▶ _WHAT YOU NEED TO DO_
Your task is to reproduce, verbatim and without pictures, the lines from the opening of the listing through the line containing "return fig.add_axes([left /".

▶ _DATA BLOCK_
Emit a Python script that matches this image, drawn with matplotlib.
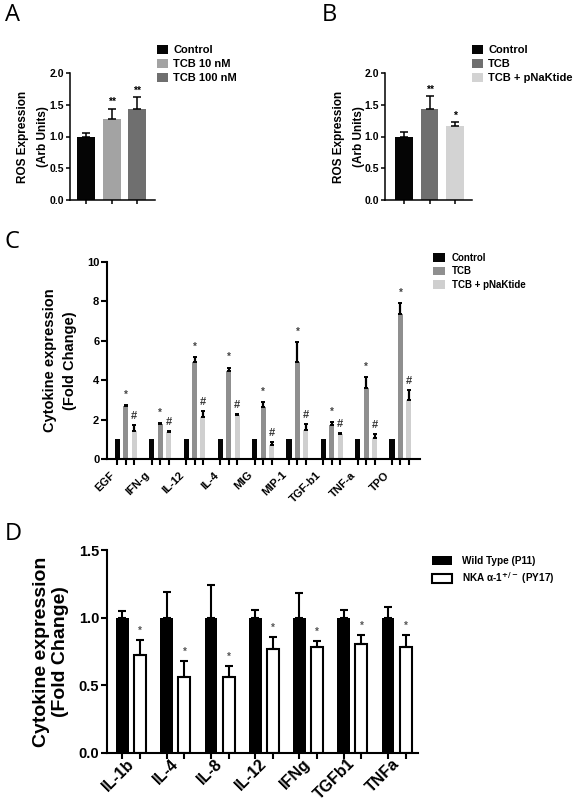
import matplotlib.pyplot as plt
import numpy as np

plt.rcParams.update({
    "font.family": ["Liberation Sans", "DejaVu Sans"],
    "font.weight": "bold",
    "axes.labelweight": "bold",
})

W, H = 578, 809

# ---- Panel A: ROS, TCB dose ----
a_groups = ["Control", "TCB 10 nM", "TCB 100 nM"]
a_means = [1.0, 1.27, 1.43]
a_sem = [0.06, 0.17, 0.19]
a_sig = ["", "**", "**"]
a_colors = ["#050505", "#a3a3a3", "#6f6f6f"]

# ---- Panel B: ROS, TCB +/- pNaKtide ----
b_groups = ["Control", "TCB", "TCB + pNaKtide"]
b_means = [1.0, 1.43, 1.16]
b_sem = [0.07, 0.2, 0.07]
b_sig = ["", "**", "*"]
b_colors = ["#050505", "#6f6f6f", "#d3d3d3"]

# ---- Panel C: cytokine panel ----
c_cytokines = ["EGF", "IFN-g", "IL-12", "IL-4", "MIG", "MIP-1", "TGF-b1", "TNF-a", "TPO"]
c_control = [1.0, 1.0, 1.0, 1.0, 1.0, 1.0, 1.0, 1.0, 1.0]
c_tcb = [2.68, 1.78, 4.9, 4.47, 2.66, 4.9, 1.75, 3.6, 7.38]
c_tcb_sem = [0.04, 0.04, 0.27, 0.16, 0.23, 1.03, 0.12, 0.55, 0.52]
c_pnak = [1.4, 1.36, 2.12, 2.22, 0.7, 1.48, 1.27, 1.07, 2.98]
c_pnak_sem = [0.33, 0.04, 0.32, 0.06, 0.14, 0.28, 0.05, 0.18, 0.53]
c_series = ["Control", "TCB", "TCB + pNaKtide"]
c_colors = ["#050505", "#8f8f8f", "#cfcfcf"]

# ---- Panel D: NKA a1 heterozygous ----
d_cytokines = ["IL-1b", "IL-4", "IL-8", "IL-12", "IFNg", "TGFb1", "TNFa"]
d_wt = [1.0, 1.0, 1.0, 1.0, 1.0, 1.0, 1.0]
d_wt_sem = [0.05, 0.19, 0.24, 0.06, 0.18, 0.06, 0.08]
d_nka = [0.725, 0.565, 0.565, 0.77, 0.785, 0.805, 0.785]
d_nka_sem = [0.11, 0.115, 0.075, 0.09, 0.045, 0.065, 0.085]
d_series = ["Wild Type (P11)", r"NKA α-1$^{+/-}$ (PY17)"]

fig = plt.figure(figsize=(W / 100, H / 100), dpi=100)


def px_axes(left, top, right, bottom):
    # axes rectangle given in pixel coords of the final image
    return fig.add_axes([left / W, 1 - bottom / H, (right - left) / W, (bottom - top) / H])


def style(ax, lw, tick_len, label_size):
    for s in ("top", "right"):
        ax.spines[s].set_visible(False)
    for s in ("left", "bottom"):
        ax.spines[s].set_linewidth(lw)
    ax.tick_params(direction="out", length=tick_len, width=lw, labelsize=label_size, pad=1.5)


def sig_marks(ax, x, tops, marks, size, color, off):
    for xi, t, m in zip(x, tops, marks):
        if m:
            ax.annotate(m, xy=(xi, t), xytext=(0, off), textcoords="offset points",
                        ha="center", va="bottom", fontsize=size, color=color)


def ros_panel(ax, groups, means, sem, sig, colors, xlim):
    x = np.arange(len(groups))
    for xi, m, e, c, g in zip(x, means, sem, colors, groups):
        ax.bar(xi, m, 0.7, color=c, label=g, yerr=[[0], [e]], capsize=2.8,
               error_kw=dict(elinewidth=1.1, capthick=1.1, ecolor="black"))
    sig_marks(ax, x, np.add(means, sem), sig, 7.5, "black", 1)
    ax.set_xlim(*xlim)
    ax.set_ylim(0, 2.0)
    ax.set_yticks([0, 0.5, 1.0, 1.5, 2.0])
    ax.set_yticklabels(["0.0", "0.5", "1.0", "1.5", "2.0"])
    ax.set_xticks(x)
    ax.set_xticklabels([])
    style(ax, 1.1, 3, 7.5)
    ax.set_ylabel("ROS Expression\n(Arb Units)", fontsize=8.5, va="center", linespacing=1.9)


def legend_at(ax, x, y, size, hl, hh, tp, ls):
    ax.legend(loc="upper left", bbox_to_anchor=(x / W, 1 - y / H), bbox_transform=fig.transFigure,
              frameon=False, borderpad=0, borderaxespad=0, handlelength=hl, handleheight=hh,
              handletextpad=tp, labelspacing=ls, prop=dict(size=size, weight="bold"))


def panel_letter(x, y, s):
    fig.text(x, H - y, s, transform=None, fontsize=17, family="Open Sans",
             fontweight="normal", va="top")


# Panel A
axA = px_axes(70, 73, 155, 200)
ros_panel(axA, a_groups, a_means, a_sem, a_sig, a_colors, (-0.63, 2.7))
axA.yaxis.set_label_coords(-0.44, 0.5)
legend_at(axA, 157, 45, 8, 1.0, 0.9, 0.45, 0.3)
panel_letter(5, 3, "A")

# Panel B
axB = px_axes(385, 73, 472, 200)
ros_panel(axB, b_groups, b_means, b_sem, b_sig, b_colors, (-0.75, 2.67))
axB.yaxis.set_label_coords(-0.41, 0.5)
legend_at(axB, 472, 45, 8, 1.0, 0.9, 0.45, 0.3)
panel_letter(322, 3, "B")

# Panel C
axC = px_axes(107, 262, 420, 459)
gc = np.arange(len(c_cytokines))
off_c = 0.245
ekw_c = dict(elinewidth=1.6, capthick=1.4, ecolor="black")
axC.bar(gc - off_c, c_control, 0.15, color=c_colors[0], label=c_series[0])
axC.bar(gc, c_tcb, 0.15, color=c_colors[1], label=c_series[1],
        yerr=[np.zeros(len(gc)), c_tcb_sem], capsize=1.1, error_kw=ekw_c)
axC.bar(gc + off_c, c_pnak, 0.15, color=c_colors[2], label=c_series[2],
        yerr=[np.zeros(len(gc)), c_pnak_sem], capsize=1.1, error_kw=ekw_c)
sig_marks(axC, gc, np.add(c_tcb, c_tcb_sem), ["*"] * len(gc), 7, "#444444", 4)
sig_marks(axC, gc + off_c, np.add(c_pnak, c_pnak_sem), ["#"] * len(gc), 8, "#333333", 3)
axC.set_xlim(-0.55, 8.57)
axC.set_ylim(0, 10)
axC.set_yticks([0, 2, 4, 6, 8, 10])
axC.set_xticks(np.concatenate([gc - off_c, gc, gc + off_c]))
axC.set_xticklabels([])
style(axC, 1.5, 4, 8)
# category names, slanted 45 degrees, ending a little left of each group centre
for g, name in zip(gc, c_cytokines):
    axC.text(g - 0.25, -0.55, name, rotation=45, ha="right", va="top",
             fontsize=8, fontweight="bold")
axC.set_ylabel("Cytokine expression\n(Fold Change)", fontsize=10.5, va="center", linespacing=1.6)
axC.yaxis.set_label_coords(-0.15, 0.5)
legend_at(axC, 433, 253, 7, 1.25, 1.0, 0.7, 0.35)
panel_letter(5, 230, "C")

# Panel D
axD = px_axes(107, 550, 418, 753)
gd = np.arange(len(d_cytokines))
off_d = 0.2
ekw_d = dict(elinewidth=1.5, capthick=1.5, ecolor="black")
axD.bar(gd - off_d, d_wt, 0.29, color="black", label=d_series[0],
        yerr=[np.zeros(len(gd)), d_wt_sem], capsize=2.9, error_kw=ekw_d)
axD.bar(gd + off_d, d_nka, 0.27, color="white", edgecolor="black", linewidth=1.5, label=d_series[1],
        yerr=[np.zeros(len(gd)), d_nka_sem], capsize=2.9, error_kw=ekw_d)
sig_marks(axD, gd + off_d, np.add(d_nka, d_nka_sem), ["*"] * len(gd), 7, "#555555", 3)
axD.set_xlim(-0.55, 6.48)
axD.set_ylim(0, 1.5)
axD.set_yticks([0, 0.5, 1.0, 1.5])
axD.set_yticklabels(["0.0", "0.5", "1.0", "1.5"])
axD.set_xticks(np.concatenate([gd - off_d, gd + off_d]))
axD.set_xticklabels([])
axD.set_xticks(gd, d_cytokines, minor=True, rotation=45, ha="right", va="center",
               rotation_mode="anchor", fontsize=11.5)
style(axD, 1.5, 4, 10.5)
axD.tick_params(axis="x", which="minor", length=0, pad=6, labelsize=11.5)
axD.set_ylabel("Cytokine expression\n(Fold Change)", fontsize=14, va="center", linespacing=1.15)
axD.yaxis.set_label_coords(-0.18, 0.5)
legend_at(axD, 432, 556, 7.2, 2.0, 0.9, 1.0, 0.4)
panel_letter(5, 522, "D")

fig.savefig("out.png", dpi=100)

▶ _FINISHED TASK_
Emit a Python script that matches this image, drawn with matplotlib.
import matplotlib.pyplot as plt
import numpy as np

plt.rcParams.update({
    "font.family": ["Liberation Sans", "DejaVu Sans"],
    "font.weight": "bold",
    "axes.labelweight": "bold",
})

W, H = 578, 809

# ---- Panel A: ROS, TCB dose ----
a_groups = ["Control", "TCB 10 nM", "TCB 100 nM"]
a_means = [1.0, 1.27, 1.43]
a_sem = [0.06, 0.17, 0.19]
a_sig = ["", "**", "**"]
a_colors = ["#050505", "#a3a3a3", "#6f6f6f"]

# ---- Panel B: ROS, TCB +/- pNaKtide ----
b_groups = ["Control", "TCB", "TCB + pNaKtide"]
b_means = [1.0, 1.43, 1.16]
b_sem = [0.07, 0.2, 0.07]
b_sig = ["", "**", "*"]
b_colors = ["#050505", "#6f6f6f", "#d3d3d3"]

# ---- Panel C: cytokine panel ----
c_cytokines = ["EGF", "IFN-g", "IL-12", "IL-4", "MIG", "MIP-1", "TGF-b1", "TNF-a", "TPO"]
c_control = [1.0, 1.0, 1.0, 1.0, 1.0, 1.0, 1.0, 1.0, 1.0]
c_tcb = [2.68, 1.78, 4.9, 4.47, 2.66, 4.9, 1.75, 3.6, 7.38]
c_tcb_sem = [0.04, 0.04, 0.27, 0.16, 0.23, 1.03, 0.12, 0.55, 0.52]
c_pnak = [1.4, 1.36, 2.12, 2.22, 0.7, 1.48, 1.27, 1.07, 2.98]
c_pnak_sem = [0.33, 0.04, 0.32, 0.06, 0.14, 0.28, 0.05, 0.18, 0.53]
c_series = ["Control", "TCB", "TCB + pNaKtide"]
c_colors = ["#050505", "#8f8f8f", "#cfcfcf"]

# ---- Panel D: NKA a1 heterozygous ----
d_cytokines = ["IL-1b", "IL-4", "IL-8", "IL-12", "IFNg", "TGFb1", "TNFa"]
d_wt = [1.0, 1.0, 1.0, 1.0, 1.0, 1.0, 1.0]
d_wt_sem = [0.05, 0.19, 0.24, 0.06, 0.18, 0.06, 0.08]
d_nka = [0.725, 0.565, 0.565, 0.77, 0.785, 0.805, 0.785]
d_nka_sem = [0.11, 0.115, 0.075, 0.09, 0.045, 0.065, 0.085]
d_series = ["Wild Type (P11)", r"NKA α-1$^{+/-}$ (PY17)"]

fig = plt.figure(figsize=(W / 100, H / 100), dpi=100)


def px_axes(left, top, right, bottom):
    # axes rectangle given in pixel coords of the final image
    return fig.add_axes([left / W, 1 - bottom / H, (right - left) / W, (bottom - top) / H])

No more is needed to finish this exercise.